Crítica
"Viúvas", de Steve McQueen
Quem conhecer o trabalho de Steve McQueen (autor de títulos notáveis como "Fome" ou "Vergonha"), certamente, reconhecerá nele um obstinado representante de um certo cinema político, que procura expor as convulsões e contradições da história, através das nuances dos destinos individuais.
Porventura, por isso, muitos tenham encarado com estranheza a sua vontade de dirigir um thriller, que recuperava a premissa de uma minisérie de 1983. Afinal, a odisseia de uma galeria de viúvas, que herdaram as ramificações dos pecados cometidos pelos cônjuges defuntos, aparentava estar nos antípodas do estilo contemplativo e melancólico do britânico.
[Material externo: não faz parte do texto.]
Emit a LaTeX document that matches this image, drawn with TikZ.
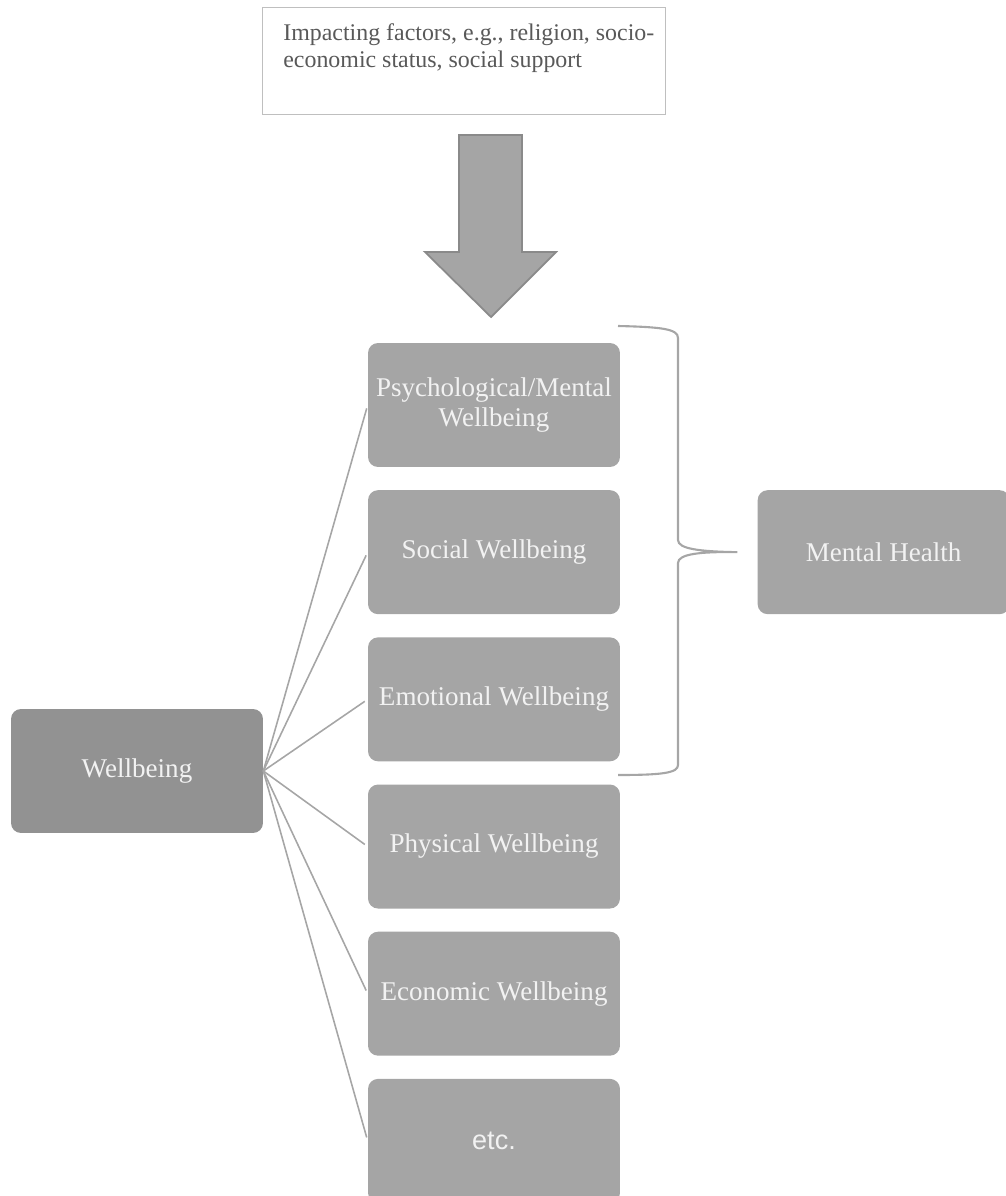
\documentclass[tikz,border=0pt]{standalone}
\usepackage{fontspec}
\setmainfont{Liberation Serif}
\newfontfamily\etcfont{Liberation Sans}
\usepackage{xcolor}
\usepackage{tikz}
\usetikzlibrary{positioning}
\definecolor{boxgray}{HTML}{A5A5A5}
\definecolor{rootgray}{HTML}{929292}
\definecolor{linegray}{HTML}{A6A6A6}
\definecolor{edgegray}{HTML}{8A8A8A}
\definecolor{framegray}{HTML}{BFBFBF}
\definecolor{textgray}{HTML}{595959}
\definecolor{paper}{HTML}{F2F2F2}
\tikzset{
  aspectbox/.style={
    rectangle, rounded corners=0.2cm, fill=#1, draw=none,
    minimum width=5.04cm, minimum height=2.48cm,
    text=paper, font=\fontsize{15.4}{16.6}\selectfont, align=center,
    inner sep=2pt
  },
  aspectbox/.default=boxgray,
  factorbox/.style={
    rectangle, draw=framegray, line width=0.6pt, fill=white,
    minimum width=8.06cm, minimum height=2.14cm, inner sep=0pt
  },
  factortext/.style={
    text=textgray, font=\fontsize{13.6}{15.3}\selectfont,
    align=left, inner sep=0pt
  },
  bigarrow/.style={fill=boxgray, draw=edgegray, line width=1pt, line join=miter},
  branchline/.style={draw=linegray, line width=0.9pt, shorten >=2pt},
  bracepath/.style={draw=linegray, line width=1.2pt},
}

\begin{document}
\begin{tikzpicture}[x=0.02cm, y=-0.02cm, node distance=0.45cm and 0.45cm]
  \useasboundingbox (0,0) rectangle (1006,1196);
  % factors box and arrow
  \node[factorbox, anchor=north west] at (262,7) (factors) {};
  \node[factortext, anchor=north west] at (283,23) (factorstext) {Impacting factors, e.g., religion, socio-\\economic status, social support};
  \draw[bigarrow] (459,135) -- (522,135) -- (522,252) -- (556,252) -- (491,317)
    -- (425,252) -- (459,252) -- cycle;
  % aspects
  \node[aspectbox] at (494,405) (psych) {Psychological/Mental\\Wellbeing};
  \node[aspectbox, below=of psych] (social) {Social Wellbeing};
  \node[aspectbox, below=of social] (emotional) {Emotional Wellbeing};
  \node[aspectbox, below=of emotional] (physical) {Physical Wellbeing};
  \node[aspectbox, below=of physical] (economic) {Economic Wellbeing};
  \node[aspectbox, below=of economic, font=\fontsize{15.4}{16.6}\etcfont] (misc) {etc.};
  \node[aspectbox=rootgray] at (137,771) (wellbeing) {Wellbeing};
  \node[aspectbox, right=2.74cm of social] (mental) {Mental Health};
  \foreach \c in {psych,social,emotional,physical,economic,misc}
    \draw[branchline] (wellbeing.east) -- (\c.west);
  % brace
  \coordinate (bracetop) at (618,326);
  \coordinate (bracebot) at (618,775);
  \coordinate (bracetip) at ([xshift=-0.4cm]mental.west);
  \draw[bracepath] (bracetop) .. controls (662,327) and (678,329) .. (678,338)
    -- (678,540) .. controls (678,549) and (700,551.5) .. (bracetip)
    .. controls (700,551.5) and (678,554) .. (678,563)
    -- (678,765) .. controls (678,773) and (662,775) .. (bracebot);
\end{tikzpicture}
\end{document}
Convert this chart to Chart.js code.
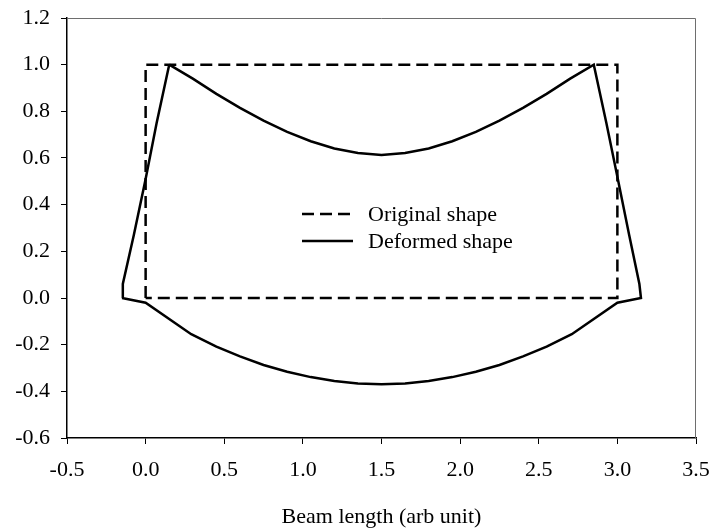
<!DOCTYPE html>
<html>
<head>
<meta charset="utf-8">
<script src="https://cdn.jsdelivr.net/npm/chart.js@4/dist/chart.umd.min.js"></script>
<style>
  html, body { margin: 0; padding: 0; background: #fff; }
  #wrap { width: 716px; height: 531px; }
</style>
</head>
<body>
<div id="wrap"><canvas id="beam"></canvas></div>
<script>
// Undeformed beam outline (closed rectangle)
const originalX = [0, 0, 3, 3, 0];
const originalY = [0, 1, 1, 0, 0];

// Deformed outline, traced top edge -> right side -> bottom edge -> left side
const deformedX = [0.15, 0.3, 0.45, 0.6, 0.75, 0.9, 1.05, 1.2, 1.35, 1.5, 1.65, 1.8, 1.95, 2.1, 2.25, 2.4, 2.55, 2.7, 2.85,
                   2.93, 3.0, 3.075, 3.14, 3.15, 3.0,
                   2.71, 2.55, 2.4, 2.25, 2.1, 1.95, 1.8, 1.65, 1.5, 1.35, 1.2, 1.05, 0.9, 0.75, 0.6, 0.45, 0.29, 0.0,
                   -0.15, -0.145, -0.075, 0.0, 0.07, 0.15];
const deformedY = [1.0, 0.94, 0.875, 0.815, 0.76, 0.712, 0.672, 0.641, 0.621, 0.613, 0.621, 0.641, 0.672, 0.712, 0.76, 0.815, 0.875, 0.94, 1.0,
                   0.75, 0.52, 0.27, 0.06, 0.0, -0.02,
                   -0.155, -0.208, -0.25, -0.287, -0.316, -0.339, -0.356, -0.366, -0.37, -0.366, -0.356, -0.339, -0.316, -0.287, -0.25, -0.208, -0.155, -0.02,
                   0.0, 0.06, 0.27, 0.51, 0.75, 1.0];

const seriesNames = ['Original shape', 'Deformed shape'];
const xTitle = 'Beam length (arb unit)';

const FONT = { family: '"Liberation Serif", "Times New Roman", serif', size: 22 };

function toPoints(xs, ys) {
    return xs.map((x, i) => ({ x: x, y: ys[i] }));
}

// thin frame on the top and right of the plot area
const framePlugin = {
    id: 'frame',
    afterDraw(chart) {
        const a = chart.chartArea;
        const ctx = chart.ctx;
        ctx.save();
        ctx.strokeStyle = '#6e6e6e';
        ctx.lineWidth = 1;
        ctx.beginPath();
        ctx.moveTo(a.left, a.top + 0.5);
        ctx.lineTo(a.right - 0.5, a.top + 0.5);
        ctx.lineTo(a.right - 0.5, a.bottom);
        ctx.stroke();
        ctx.restore();
    }
};

// legend box sitting inside the plot
const insideLegend = {
    id: 'insideLegend',
    afterDraw(chart) {
        const ctx = chart.ctx;
        const x0 = 302, x1 = 353, tx = 368;
        const rows = [214, 241];
        ctx.save();
        ctx.font = FONT.size + 'px ' + FONT.family;
        ctx.textBaseline = 'middle';
        ctx.fillStyle = '#000';
        chart.data.datasets.forEach((ds, i) => {
            const y = rows[i];
            ctx.strokeStyle = ds.borderColor;
            ctx.lineWidth = ds.borderWidth;
            ctx.setLineDash(ds.borderDash || []);
            ctx.beginPath();
            ctx.moveTo(x0, y);
            ctx.lineTo(x1, y);
            ctx.stroke();
            ctx.setLineDash([]);
            ctx.fillText(ds.label, tx, y + 1);
        });
        ctx.restore();
    }
};

const ctx = document.getElementById('beam').getContext('2d');
new Chart(ctx, {
    type: 'scatter',
    data: {
        datasets: [
            {
                label: seriesNames[0],
                data: toPoints(originalX, originalY),
                showLine: true,
                borderColor: '#000',
                borderWidth: 2.5,
                borderDash: [12, 6],
                pointRadius: 0,
                fill: false
            },
            {
                label: seriesNames[1],
                data: toPoints(deformedX, deformedY),
                showLine: true,
                borderColor: '#000',
                borderWidth: 2.5,
                pointRadius: 0,
                fill: false
            }
        ]
    },
    options: {
        responsive: true,
        maintainAspectRatio: false,
        animation: false,
        layout: { padding: { top: 18, right: 20, left: 0, bottom: 0 } },
        plugins: {
            legend: { display: false },
            tooltip: { enabled: false }
        },
        scales: {
            x: {
                type: 'linear',
                min: -0.5,
                max: 3.5,
                ticks: {
                    stepSize: 0.5,
                    color: '#000',
                    font: FONT,
                    padding: 13,
                    maxRotation: 0,
                    callback: v => v.toFixed(1)
                },
                grid: { drawOnChartArea: false, drawTicks: true, tickLength: 6, color: '#000' },
                border: { color: '#000', width: 1.5 },
                title: { display: true, text: xTitle, color: '#000', font: FONT, padding: { top: 0, bottom: 1 } },
                afterFit(scale) {
                    scale.height = 93;
                    // keep the end labels from shrinking the plot
                    scale.paddingLeft = 0;
                    scale.paddingRight = 0;
                }
            },
            y: {
                type: 'linear',
                min: -0.6,
                max: 1.2,
                ticks: {
                    stepSize: 0.2,
                    color: '#000',
                    font: FONT,
                    padding: 11,
                    callback: v => v.toFixed(1)
                },
                grid: { drawOnChartArea: false, drawTicks: true, tickLength: 6, color: '#000' },
                border: { color: '#000', width: 1.5 },
                afterFit(scale) {
                    scale.width = 67;
                    scale.paddingTop = 0;
                    scale.paddingBottom = 0;
                }
            }
        }
    },
    plugins: [framePlugin, insideLegend]
});
</script>
</body>
</html>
No entanto, desenganem-se os que viam "Viúvas" como uma possível tentativa de reinventar uma filmografia ainda curta, porque McQueen apenas se interessa pelos mecanismos do policial, na medida, em que lhe permitem facilitar a entrada do público, num bairro onde cabem alguns dos mais perturbantes fantasmas contemporâneos.
Aliás, o elemento mais sedutor do filme é mesmo a maneira como o argumento (da autoria da romancista Gyllian Flynn e do próprio Steve McQueen), vai assumindo contornos labirínticos, multiplicando personagens e situações, que pintam o retrato de uma sociedade corroída pela perturbante proliferação de preconceito, violência e corrupção.
Labirinto esse, que apenas pode ser sustentado pelo apaixonado e meticuloso trabalho dos seus atores, e mesmo que seja impossível nomeá-los a todos (até nomes como Jon Bernthal ou Robert Duvall, são chamados para desempenhar papéis relativamente minúsculos), apetece citar dois: Colin Farrell, como um candidato político, que lamenta a herança de corrupção, que o pai lhe deixou, e Elizabeth Debicki, a oscilar entre a vulnerabilidade e a descoberta de uma força inesperada.
Resumindo de forma necessariamente esquemática, "Viúvas" trata-se de um thriller com a intensidade, a verve e a poesia dos melhores títulos de Michael Mann (o seu "Heat: Cidade sob Pressão", assume-se como uma fonte de inspiração óbvia), contudo, é também um elucidativo e tocante turbilhão de sentimentos e ações, desejos e ilusões, verdades e mentiras, vida e morte.